A reserva de compaixão dos portugueses parece inesgotável. Têm pena de tudo. Dos idosos, das crianças e dos doentes. Dos trabalhadores, dos funcionários e dos professores. Dos locais e dos imigrantes. Dos brancos e dos negros. Só parece não terem qualquer espécie de compaixão pelas mulheres! Desde o início deste ano, já lá vão nove ou dez assassinatos de mulheres. Pelos homens. E certamente milhares de batidas e violadas. Pelos seus homens.
De qualquer modo, a compaixão, que é uma virtude, esgota-se com facilidade. Isto é, adapta-se às situações e esquece depressa. E é de uma ineficácia flagrante. A imprensa está recheada de denúncias de mulheres batidas. Sem qualquer efeito. Mais do que de compaixão, as mulheres do meu país necessitam de justiça. As mulheres e, por causa delas, nós todos.

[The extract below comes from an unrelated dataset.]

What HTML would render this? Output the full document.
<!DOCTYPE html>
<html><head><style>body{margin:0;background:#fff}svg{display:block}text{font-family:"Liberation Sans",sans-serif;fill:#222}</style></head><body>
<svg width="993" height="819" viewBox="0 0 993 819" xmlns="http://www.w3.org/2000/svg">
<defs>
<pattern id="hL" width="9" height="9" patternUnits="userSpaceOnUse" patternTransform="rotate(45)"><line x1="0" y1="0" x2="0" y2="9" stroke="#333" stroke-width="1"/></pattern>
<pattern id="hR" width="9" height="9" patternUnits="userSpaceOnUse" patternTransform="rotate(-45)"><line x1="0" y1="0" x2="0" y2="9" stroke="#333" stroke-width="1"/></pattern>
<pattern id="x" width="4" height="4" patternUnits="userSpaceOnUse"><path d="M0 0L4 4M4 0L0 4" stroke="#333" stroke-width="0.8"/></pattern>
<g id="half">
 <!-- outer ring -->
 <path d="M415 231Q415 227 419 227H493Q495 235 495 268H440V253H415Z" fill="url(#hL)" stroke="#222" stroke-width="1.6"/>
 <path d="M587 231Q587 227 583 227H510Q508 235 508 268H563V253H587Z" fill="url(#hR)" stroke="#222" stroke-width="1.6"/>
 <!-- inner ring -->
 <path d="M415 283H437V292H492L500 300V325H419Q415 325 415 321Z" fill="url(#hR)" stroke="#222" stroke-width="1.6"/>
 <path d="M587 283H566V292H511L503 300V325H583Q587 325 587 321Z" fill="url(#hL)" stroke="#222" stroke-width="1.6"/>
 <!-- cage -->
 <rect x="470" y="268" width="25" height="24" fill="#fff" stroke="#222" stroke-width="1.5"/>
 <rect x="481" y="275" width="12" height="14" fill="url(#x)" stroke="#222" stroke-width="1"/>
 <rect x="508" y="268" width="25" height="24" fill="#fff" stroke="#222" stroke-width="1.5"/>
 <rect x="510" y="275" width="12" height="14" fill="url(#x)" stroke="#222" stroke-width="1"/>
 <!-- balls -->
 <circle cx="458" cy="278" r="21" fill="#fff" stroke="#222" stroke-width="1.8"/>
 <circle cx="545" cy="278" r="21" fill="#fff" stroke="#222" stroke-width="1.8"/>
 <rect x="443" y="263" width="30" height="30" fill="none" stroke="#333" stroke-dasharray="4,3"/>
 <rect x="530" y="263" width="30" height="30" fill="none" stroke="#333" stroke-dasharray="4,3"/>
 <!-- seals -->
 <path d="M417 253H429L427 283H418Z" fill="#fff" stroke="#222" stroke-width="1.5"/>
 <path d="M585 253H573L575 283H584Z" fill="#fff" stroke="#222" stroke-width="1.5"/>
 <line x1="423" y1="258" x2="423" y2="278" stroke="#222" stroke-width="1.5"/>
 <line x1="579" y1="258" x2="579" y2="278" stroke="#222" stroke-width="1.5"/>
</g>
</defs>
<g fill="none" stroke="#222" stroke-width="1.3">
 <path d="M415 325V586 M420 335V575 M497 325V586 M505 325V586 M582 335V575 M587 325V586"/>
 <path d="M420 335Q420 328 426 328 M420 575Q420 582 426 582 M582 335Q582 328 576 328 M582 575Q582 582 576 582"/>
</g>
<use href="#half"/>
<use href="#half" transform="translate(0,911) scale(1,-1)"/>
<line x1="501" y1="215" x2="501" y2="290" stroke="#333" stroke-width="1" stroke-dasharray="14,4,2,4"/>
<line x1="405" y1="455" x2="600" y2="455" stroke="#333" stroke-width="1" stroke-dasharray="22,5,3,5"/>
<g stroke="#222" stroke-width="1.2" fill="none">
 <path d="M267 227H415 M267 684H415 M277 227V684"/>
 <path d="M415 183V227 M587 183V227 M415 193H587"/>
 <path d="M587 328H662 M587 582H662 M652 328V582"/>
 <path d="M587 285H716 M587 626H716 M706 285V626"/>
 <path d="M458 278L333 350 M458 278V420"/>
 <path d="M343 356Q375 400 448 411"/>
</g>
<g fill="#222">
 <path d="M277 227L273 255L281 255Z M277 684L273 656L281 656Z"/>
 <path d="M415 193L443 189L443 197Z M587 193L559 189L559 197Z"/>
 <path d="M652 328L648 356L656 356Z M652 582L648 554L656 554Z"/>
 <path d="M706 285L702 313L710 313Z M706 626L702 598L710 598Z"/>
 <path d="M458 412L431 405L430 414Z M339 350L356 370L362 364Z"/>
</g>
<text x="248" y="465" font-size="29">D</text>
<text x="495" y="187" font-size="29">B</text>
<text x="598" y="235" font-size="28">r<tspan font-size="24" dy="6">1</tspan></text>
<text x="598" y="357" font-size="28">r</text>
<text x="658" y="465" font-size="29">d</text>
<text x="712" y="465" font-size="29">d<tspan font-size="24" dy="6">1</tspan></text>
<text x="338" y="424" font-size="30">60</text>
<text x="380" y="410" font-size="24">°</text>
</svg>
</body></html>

A manutenção da ordem pública e a segurança dos cidadãos também estão a revelar as insuficiências da Justiça: da legislação, dos processos, da aplicação das leis, da prevenção, do castigo dos prevaricadores e da defesa dos ofendidos.

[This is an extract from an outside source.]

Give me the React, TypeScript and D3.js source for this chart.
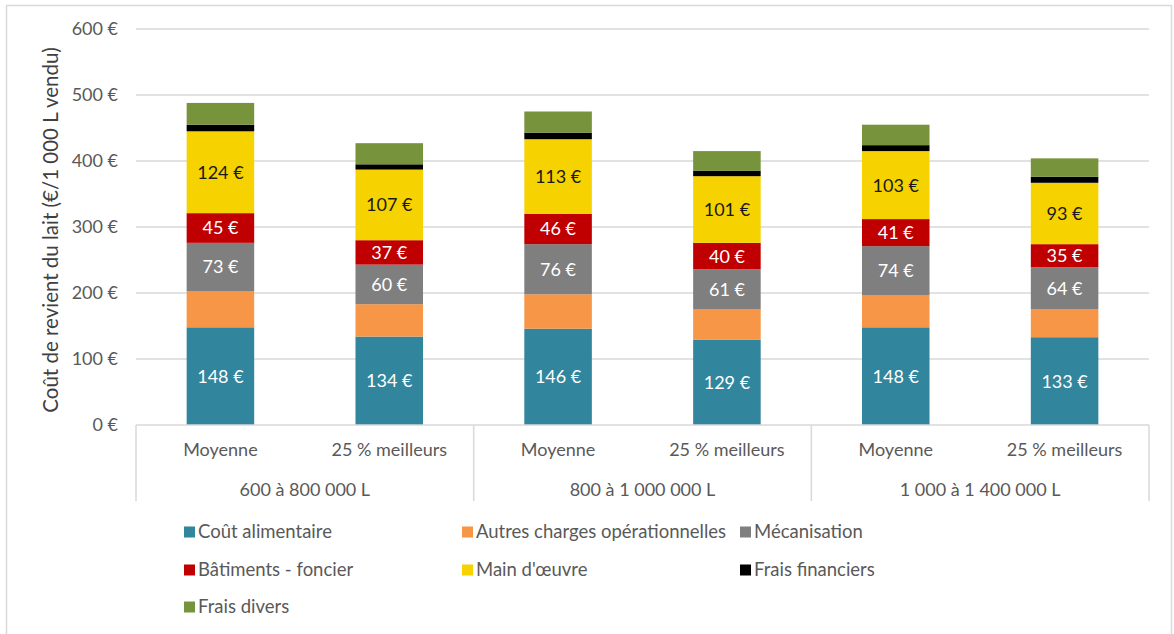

Noutros horizontes, os dos processos de colarinho branco, a Justiça enfrenta momentos difíceis. Há um ambiente de terra queimada pouco propício à administração serena da Justiça. Processos que se atrasam, garantias que nunca acabam e recursos que se reproduzem, transformando aquele universo num labirinto sem saída aparente.
O segredo de justiça é a maior farsa que se pode imaginar. As fugas de informação dirigidas e deliberadas ficam sistematicamente impunes. As chicanas e manobras de diversão processual são cada vez mais eficazes num só propósito, o de adiar a justiça.
A rivalidade entre os magistrados judiciais e o Ministério Público está a atingir foros de ineditismo e a prejudicar a Justiça e a percepção que dela tem a população.
Num país como o nosso onde ninguém, no sistema judicial, é eleito, é essencial reforçar a legitimidade democrática da Justiça. É bom notar que Portugal é um caso extremo de auto-gestão judiciária. Na maior parte dos países democráticos há vários vínculos de ligação das magistraturas ao povo.
Esperar pela próxima revisão da Constituição é uma solução séria e sábia. Mas, para castigar prevaricadores, condenar criminosos e reprimir a violência doméstica, não é cedo. Já quase é tarde!